Like green hydrogen, nuclear fusion could provide vast amounts of clean energy and zero emissions from a near inexhaustible fuel source.
Forget coal, gas or nuclear fission – fusion could completely upend our global energy system, if we can get it to work at scale.
Fusion is a star’s energy source. Every second, our Sun turns 600 million tonnes of hydrogen into helium, releasing an enormous amount of energy.
That’s the kind of power scientists are trying to harness.
Countries like the UK, the US and China want to get these “artificial suns” on the grid within three decades.

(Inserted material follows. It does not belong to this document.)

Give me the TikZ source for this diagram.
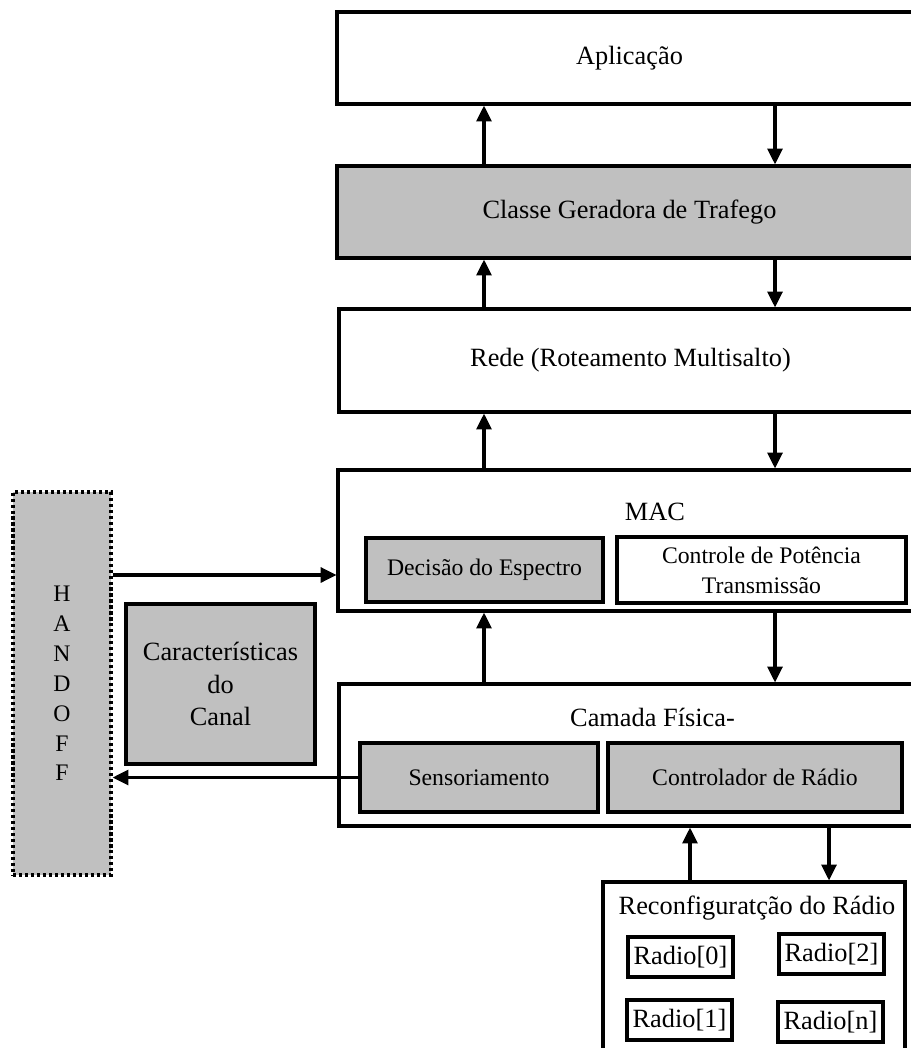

Eyewatering amounts of money are being thrown at research each year. The largest nuclear fusion reaction under development is the +$22 billion ITER tokamak experiment in France, which is scheduled to be turned on for the first time in December 2025.
It looks like this:
All this research means important advances are being made.
Last week, one of China’s nuclear fusion reactors (it has six) reportedly set a new world record for the longest duration of time in sustaining the “sun-like” temperature needed for fusion to occur.
The device held plasma at a temperature of 120 million degrees Celsius for 101 seconds, and at the even hotter temperature of 160 million degrees Celsius for another 20 seconds.
This smashed a December 2020 record held by the Korean Superconducting Tokamak Advanced Research (KSTAR) superconducting fusion device, which held plasma at 100 million degrees Celsius for 20 seconds.
This is a big step forward. Researcher Gong Xianzu calls fusion “a future technology that’s critical for China’s green development push”.
Meanwhile in the UK, scientists have solved one of the major hurdles in developing nuclear fusion energy: excess heat.
Without an exhaust system to handle the intense heat, materials will have to be regularly replaced, significantly affecting the amount of time a power plant could operate for, researchers say.
But a recent experiment suggests the new system, known as a Super-X divertor, would allow components in commercial reactors to last much longer.
This could be a game-changer for creating fusion power plants that deliver affordable, efficient electricity.
“Super-X reduces the heat on the exhaust system from a blowtorch level down to more like you’d find in a car engine,” Dr Andrew Kirk says.
“This could mean it would only have to be replaced once during the lifetime of a power plant.
Kirk said Super-X was a pivotal development for the UK’s plan to put a nuclear fusion power plant on the grid by the early 2040s, and for “bringing low-carbon energy from fusion to the world”.